Dabei verlieren wir aus dem Blick, dass es um Menschen geht, die die Konsequenzen unseres Tuns und Lassens tragen müssen. Uns fehlt das Mitgefühl, da wir den Leidtragenden in einer globalen Welt nicht immer direkt in die Augen schauen müssen.
Auch im Hass gegenüber Jüd*innen war (und ist) deren Entmenschlichung ein wichtiger Punkt. Hier wurde Mitgefühl systematisch abtrainiert. Wer kein Mensch ist, hat auch keine Menschenrechte. Ich halte das für eine wichtige Lektion aus dem Holocaust: „Nie wieder Auschwitz“ heißt für mich auch: „Nie wieder Entmenschlichung“.
Natürlich ist unsere Situation heute nicht mit Nazi-Deutschland vor 80 Jahren gleichzusetzen. Wir leben in einer freien Demokratie, die zwar strukturelle Probleme hat, aber nicht systematisch die Vernichtung von Menschen durchführt. Dennoch: Um zum klimagerechten Leben zu motivieren, sollte die Erkenntnis helfen, dass es sich bei den Opfern der Klimakatastrophe um Menschen handelt. Echte Menschen mit Namen, Träumen, Wünschen, schönen und schrecklichen Momenten und einem Lebenswillen, eben mit Menschenrechten. Wir leben auf Kosten von echten Menschen, auch deren Würde sollte unantastbar sein. Sie sind keine abstrakten Zahlen, auch wenn sie uns oft in dieser Form begegnen.

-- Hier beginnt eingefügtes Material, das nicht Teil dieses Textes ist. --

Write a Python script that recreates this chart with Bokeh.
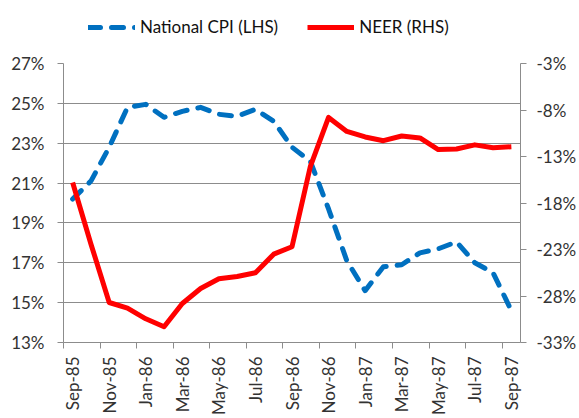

Auch Gleichgültigkeit ist eine Form von Handeln. Niemand kann sich nicht zu dieser Katastrophe verhalten. Es geht nicht darum, allein die ganze Welt retten zu müssen. Aber ich möchte ohne schlechtes Gewissen in den Spiegel schauen können. Ich möchte am Ende meines Lebens mir selbst und meinen Enkel*innen sagen können: Ich habe alles versucht.
In diesem Sinne hilft mir die Einladung der Initiative KlimaGerecht Leben, wieder Ernst zu machen mit diesem Thema, und mit einer konsequenten Haltung Teil der Lösung zu sein. Gemeinsam mit anderen und für andere.
Darum ist meine Greta-Frage: Wie hast du`s mit dem Klima?